Data for the task →
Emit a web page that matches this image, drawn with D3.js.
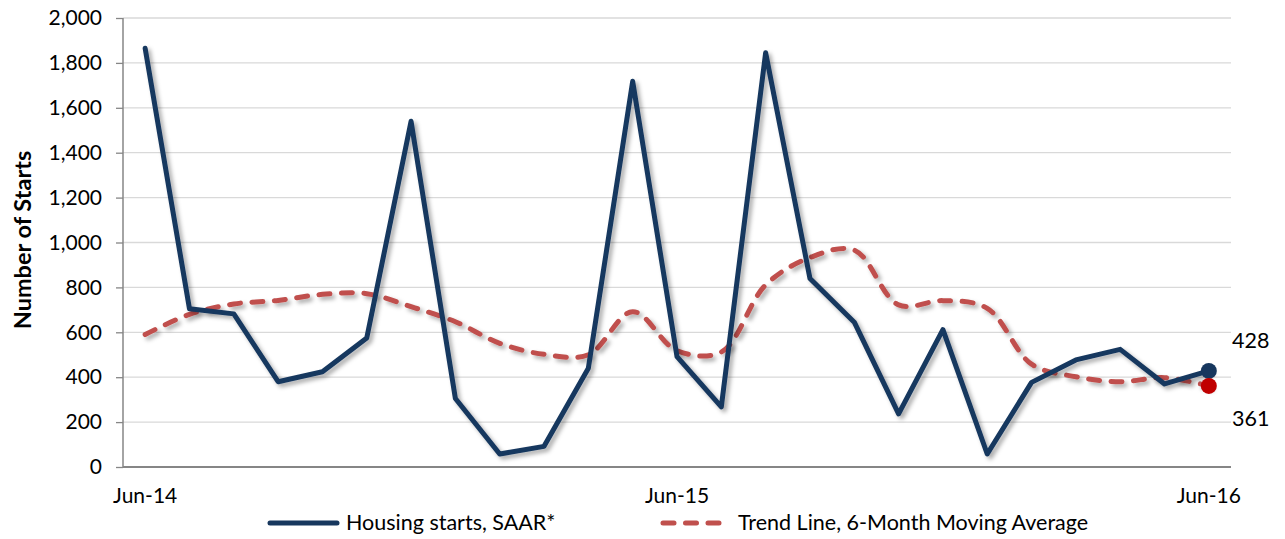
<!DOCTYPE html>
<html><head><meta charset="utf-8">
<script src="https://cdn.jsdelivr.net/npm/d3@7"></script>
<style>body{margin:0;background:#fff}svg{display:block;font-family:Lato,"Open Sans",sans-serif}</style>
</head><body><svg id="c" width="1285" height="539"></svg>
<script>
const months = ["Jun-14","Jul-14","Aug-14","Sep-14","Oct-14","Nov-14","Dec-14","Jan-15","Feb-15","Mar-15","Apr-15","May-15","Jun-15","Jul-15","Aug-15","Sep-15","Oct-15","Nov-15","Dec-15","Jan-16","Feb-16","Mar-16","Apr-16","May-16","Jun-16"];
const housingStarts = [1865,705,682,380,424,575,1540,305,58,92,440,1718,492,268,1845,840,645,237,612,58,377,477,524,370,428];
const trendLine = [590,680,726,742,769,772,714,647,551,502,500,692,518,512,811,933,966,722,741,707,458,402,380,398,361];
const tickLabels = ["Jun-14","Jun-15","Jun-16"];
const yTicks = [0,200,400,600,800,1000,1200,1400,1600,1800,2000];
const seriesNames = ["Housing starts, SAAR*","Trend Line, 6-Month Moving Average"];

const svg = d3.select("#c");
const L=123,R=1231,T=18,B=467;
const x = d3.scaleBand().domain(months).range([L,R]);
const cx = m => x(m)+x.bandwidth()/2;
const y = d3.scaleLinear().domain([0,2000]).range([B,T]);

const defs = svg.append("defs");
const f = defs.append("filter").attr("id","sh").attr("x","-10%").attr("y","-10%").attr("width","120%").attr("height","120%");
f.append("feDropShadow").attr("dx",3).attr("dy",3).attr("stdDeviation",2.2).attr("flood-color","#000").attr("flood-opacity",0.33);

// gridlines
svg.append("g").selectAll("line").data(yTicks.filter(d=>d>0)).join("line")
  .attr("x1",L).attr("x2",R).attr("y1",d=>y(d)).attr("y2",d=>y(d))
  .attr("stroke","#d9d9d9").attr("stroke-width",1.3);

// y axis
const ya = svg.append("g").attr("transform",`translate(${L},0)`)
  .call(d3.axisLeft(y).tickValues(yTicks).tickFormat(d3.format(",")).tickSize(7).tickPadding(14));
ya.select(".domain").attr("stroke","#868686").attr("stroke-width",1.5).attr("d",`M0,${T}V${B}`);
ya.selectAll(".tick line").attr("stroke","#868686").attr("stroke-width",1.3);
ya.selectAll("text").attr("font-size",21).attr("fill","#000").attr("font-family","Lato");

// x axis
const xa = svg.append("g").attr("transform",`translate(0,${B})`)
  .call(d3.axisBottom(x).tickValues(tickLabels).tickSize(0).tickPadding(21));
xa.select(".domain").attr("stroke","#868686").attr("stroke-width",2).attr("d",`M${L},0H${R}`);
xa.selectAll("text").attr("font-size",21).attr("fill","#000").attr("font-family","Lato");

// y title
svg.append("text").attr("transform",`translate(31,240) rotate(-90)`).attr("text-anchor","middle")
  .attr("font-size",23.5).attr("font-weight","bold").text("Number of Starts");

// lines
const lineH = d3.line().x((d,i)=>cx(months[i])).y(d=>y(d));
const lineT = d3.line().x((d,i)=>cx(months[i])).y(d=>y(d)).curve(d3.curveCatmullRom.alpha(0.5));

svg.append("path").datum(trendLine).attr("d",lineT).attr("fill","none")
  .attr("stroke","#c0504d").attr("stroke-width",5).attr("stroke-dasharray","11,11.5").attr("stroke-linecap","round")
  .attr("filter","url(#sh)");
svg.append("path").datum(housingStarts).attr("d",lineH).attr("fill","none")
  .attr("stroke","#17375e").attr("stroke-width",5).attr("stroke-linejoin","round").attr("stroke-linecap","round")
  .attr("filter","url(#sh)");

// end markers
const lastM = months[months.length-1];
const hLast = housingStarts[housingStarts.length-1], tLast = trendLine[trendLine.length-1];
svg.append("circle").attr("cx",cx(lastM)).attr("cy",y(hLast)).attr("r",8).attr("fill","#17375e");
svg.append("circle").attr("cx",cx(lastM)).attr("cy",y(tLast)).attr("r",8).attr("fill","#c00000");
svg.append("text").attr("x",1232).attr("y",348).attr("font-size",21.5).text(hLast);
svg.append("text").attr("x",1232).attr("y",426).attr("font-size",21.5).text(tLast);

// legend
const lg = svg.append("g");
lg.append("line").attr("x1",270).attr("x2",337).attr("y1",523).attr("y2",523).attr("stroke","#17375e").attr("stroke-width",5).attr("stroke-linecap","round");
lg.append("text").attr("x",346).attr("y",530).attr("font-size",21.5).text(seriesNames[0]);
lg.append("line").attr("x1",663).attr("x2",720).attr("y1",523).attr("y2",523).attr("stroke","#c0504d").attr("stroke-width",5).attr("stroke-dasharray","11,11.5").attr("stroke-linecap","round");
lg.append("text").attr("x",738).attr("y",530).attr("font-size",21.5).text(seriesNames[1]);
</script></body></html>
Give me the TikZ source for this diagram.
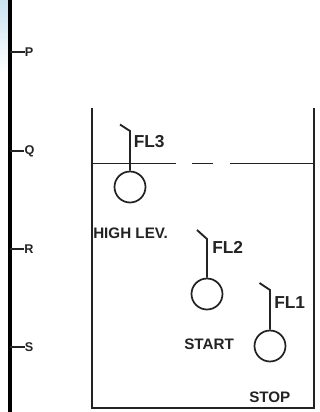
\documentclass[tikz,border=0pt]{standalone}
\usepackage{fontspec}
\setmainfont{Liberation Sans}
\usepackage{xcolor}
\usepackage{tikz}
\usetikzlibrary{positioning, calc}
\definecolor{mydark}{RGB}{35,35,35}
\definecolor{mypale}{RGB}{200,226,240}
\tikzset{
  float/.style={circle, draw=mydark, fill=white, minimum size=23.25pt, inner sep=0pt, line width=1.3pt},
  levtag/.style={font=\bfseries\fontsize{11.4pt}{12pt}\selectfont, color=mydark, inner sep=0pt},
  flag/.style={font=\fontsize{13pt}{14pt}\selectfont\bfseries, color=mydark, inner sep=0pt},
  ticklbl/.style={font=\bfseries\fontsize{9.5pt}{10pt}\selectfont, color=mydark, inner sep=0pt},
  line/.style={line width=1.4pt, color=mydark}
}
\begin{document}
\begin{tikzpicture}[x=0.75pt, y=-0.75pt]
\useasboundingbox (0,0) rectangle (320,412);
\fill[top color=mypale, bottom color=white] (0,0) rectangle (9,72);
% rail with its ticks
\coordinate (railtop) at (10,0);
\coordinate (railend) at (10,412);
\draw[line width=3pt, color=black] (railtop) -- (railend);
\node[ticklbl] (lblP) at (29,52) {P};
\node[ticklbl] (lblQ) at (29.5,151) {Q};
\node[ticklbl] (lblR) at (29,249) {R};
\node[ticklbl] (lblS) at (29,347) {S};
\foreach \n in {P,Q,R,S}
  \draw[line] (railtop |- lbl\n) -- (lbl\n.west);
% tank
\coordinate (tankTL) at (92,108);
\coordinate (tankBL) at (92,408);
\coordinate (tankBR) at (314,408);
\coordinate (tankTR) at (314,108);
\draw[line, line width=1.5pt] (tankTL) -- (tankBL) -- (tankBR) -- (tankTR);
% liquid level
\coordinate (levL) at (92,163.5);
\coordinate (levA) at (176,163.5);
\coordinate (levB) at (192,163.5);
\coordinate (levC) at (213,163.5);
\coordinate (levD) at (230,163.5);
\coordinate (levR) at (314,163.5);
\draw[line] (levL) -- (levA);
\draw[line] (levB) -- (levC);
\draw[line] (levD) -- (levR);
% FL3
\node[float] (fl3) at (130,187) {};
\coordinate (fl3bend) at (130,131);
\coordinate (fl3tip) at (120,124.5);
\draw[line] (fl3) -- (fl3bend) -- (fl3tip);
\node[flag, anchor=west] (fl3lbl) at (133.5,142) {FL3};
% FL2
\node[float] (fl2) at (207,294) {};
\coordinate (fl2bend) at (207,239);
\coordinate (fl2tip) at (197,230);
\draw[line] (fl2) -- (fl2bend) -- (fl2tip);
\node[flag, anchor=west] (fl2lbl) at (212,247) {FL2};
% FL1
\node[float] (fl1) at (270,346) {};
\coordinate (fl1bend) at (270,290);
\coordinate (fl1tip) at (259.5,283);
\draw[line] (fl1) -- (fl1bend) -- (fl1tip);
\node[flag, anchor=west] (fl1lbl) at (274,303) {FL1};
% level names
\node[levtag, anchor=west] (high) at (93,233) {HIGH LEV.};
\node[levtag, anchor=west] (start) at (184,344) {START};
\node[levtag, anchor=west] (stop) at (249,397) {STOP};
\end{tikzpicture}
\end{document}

Directions for this task →
Your task is to restate word for word the lines from the top of the data to the line containing "const y = d3.scaleLinear().domain([0,2000]).range([B,T]);", both ends included, with every picture left out.

Right answer →
Emit a web page that matches this image, drawn with D3.js.
<!DOCTYPE html>
<html><head><meta charset="utf-8">
<script src="https://cdn.jsdelivr.net/npm/d3@7"></script>
<style>body{margin:0;background:#fff}svg{display:block;font-family:Lato,"Open Sans",sans-serif}</style>
</head><body><svg id="c" width="1285" height="539"></svg>
<script>
const months = ["Jun-14","Jul-14","Aug-14","Sep-14","Oct-14","Nov-14","Dec-14","Jan-15","Feb-15","Mar-15","Apr-15","May-15","Jun-15","Jul-15","Aug-15","Sep-15","Oct-15","Nov-15","Dec-15","Jan-16","Feb-16","Mar-16","Apr-16","May-16","Jun-16"];
const housingStarts = [1865,705,682,380,424,575,1540,305,58,92,440,1718,492,268,1845,840,645,237,612,58,377,477,524,370,428];
const trendLine = [590,680,726,742,769,772,714,647,551,502,500,692,518,512,811,933,966,722,741,707,458,402,380,398,361];
const tickLabels = ["Jun-14","Jun-15","Jun-16"];
const yTicks = [0,200,400,600,800,1000,1200,1400,1600,1800,2000];
const seriesNames = ["Housing starts, SAAR*","Trend Line, 6-Month Moving Average"];

const svg = d3.select("#c");
const L=123,R=1231,T=18,B=467;
const x = d3.scaleBand().domain(months).range([L,R]);
const cx = m => x(m)+x.bandwidth()/2;
const y = d3.scaleLinear().domain([0,2000]).range([B,T]);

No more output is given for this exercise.